Combinatorial constructions of repairable ramp schemes

Abstract

A repairable ramp scheme is a ramp scheme in which a player can securely reconstruct a lost share with the help from a subset of players. This will take place without the participation of the dealer who set up the scheme. The repairing protocol should not compromise the security of the ramp scheme. Distribution designs were introduced by Stinson and Wei (Des. Codes Cryptogr. 86, 195–210 2018) and can be used to construct repairable ramp schemes. In this paper, we first give the definitions of a \(\varvec{(\tau _{1},\tau _{2},l_{1},l_{2})}\)-distribution design and a repairable ramp scheme. And we use anti-Pasch Steiner triple systems as distribution designs to construct repairable ramp schemes.
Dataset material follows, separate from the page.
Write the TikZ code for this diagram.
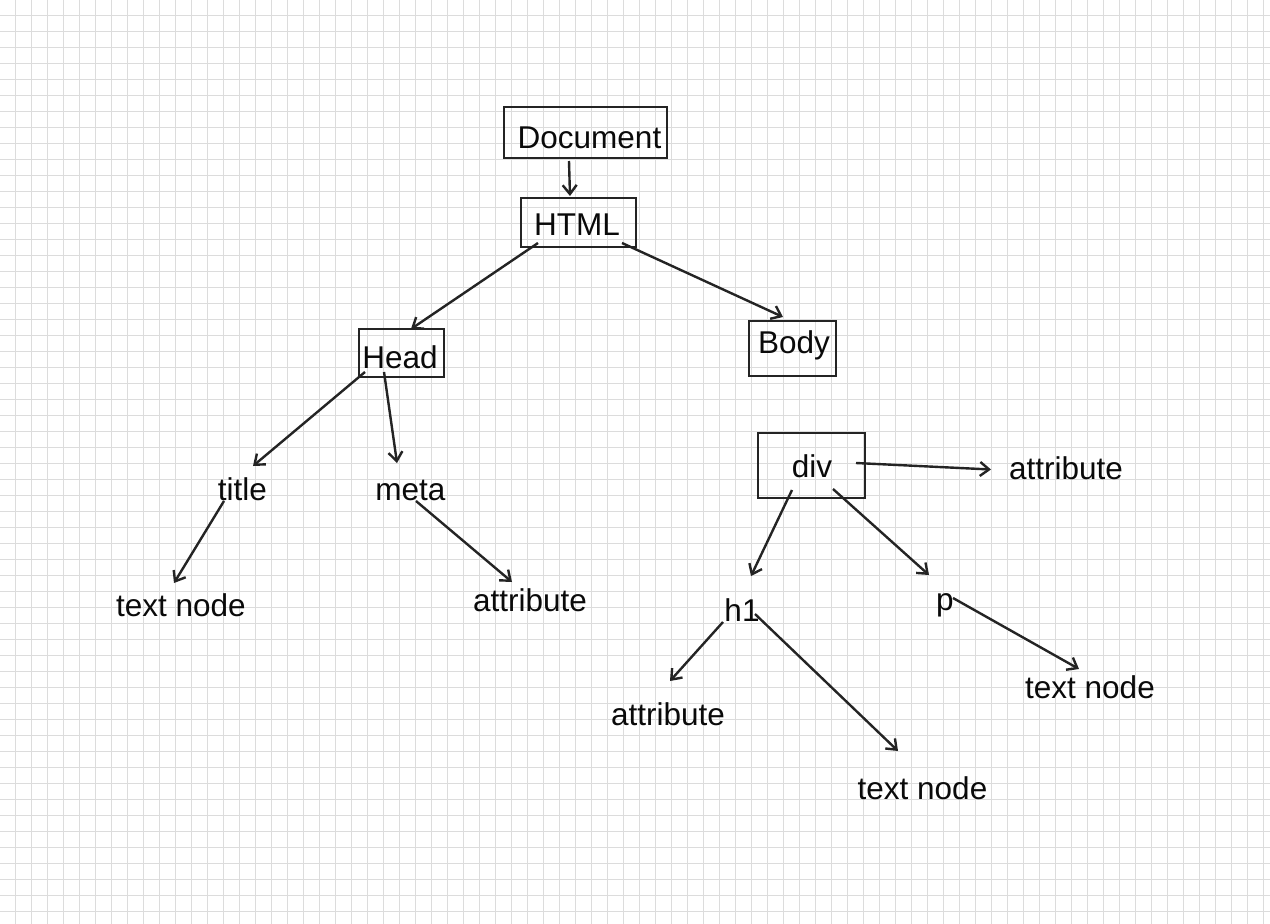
\documentclass[tikz,border=0pt]{standalone}
\usepackage{fontspec}
\setmainfont{Liberation Sans}
\usetikzlibrary{arrows.meta}
\definecolor{gridc}{RGB}{220,220,220}
\definecolor{ink}{RGB}{36,36,36}
\definecolor{txtc}{RGB}{10,10,10}
\begin{document}
\begin{tikzpicture}[x=1pt,y=-1pt,
  gridline/.style={draw=gridc, line width=1.9pt},
  box/.style={draw=ink, line width=2.5pt, rectangle, inner sep=0pt},
  lbl/.style={text=txtc, inner sep=0pt, anchor=base, font=\fontsize{31.5}{37}\selectfont},
  conn/.style={draw=ink, line width=2.4pt, -{Straight Barb[length=9pt,width=14pt]}}]
\useasboundingbox (0,0) rectangle (1270,924);
\fill[white] (0,0) rectangle (1270,924);
% grid
\foreach \i in {1,...,79} \draw[gridline] (16*\i-0.5,0) -- (16*\i-0.5,924);
\foreach \j in {1,...,57} \draw[gridline] (0,16*\j-0.5) -- (1270,16*\j-0.5);
% boxes
\node[box, minimum width=163pt, minimum height=51pt] (docbox) at (585.5,132.5) {};
\node[box, minimum width=115pt, minimum height=49pt] (htmlbox) at (578.5,222.5) {};
\node[box, minimum width=85pt, minimum height=48pt] (headbox) at (401.5,353) {};
\node[box, minimum width=87pt, minimum height=55pt] (bodybox) at (792.5,348.5) {};
\node[box, minimum width=107pt, minimum height=65pt] (divbox) at (811.5,465.5) {};
% labels
\node[lbl] (doc) at (589.5,148.5) {Document};
\node[lbl] (html) at (577,235) {HTML};
\node[lbl] (head) at (400,368.5) {Head};
\node[lbl] (body) at (794,353.5) {Body};
\node[lbl] (div) at (812,477.5) {div};
\node[lbl] (title) at (242.5,500) {title};
\node[lbl] (meta) at (410.5,500.5) {meta};
\node[lbl] (tnl) at (181,616.5) {text node};
\node[lbl] (attm) at (530,611.5) {attribute};
\node[lbl] (attr) at (1066,479.5) {attribute};
\node[lbl] (h1) at (742,621.5) {h1};
\node[lbl] (p) at (945,610) {p};
\node[lbl] (tnr) at (1090,698.5) {text node};
\node[lbl] (atth) at (668,725.5) {attribute};
\node[lbl] (tnb) at (922.5,799.5) {text node};
% connector end points
\coordinate (docS) at (569,161);   \coordinate (htmlN) at (570,196);
\coordinate (htmlSW) at (538,243); \coordinate (headN) at (411,329);
\coordinate (htmlSE) at (622,243); \coordinate (bodyN) at (783,317);
\coordinate (headSW) at (365,372); \coordinate (titleN) at (253,466);
\coordinate (headS) at (384,372);  \coordinate (metaN) at (397,463);
\coordinate (titleS) at (224,501); \coordinate (tnlN) at (174,583);
\coordinate (metaS) at (416,501);  \coordinate (attmN) at (512,582);
\coordinate (divE) at (856,463);   \coordinate (attrW) at (991,469.5);
\coordinate (divSW) at (792,490);  \coordinate (h1N) at (751,576);
\coordinate (divSE) at (833,489);  \coordinate (pN) at (929,575);
\coordinate (h1W) at (723,622);    \coordinate (atthN) at (670,681);
\coordinate (h1E) at (755,614);    \coordinate (tnbN) at (898,751);
\coordinate (pE) at (953,598);     \coordinate (tnrN) at (1079,669);
% connectors
\draw[conn] (docS) -- (htmlN);
\draw[conn] (htmlSW) -- (headN);
\draw[conn] (htmlSE) -- (bodyN);
\draw[conn] (headSW) -- (titleN);
\draw[conn] (headS) -- (metaN);
\draw[conn] (titleS) -- (tnlN);
\draw[conn] (metaS) -- (attmN);
\draw[conn] (divE) -- (attrW);
\draw[conn] (divSW) -- (h1N);
\draw[conn] (divSE) -- (pN);
\draw[conn] (h1W) -- (atthN);
\draw[conn] (h1E) -- (tnbN);
\draw[conn] (pE) -- (tnrN);
\end{tikzpicture}
\end{document}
We determine the existence of an anti-Pasch Steiner triple system (QFSTS\(\varvec{(v)}\)) with a minimum basic repairing set for \(\varvec{v\equiv 1,3\pmod 6}\), \(\varvec{v\geqslant 9}\) and \(\varvec{v\ne 13}\). Then we obtain a \(\varvec{(2,4,n,3)}\)-repairable ramp scheme containing \(\varvec{n}\) players with \(\varvec{\lceil \frac{2v}{3}\rceil \leqslant n\leqslant \frac{v(v-1)}{6}}\).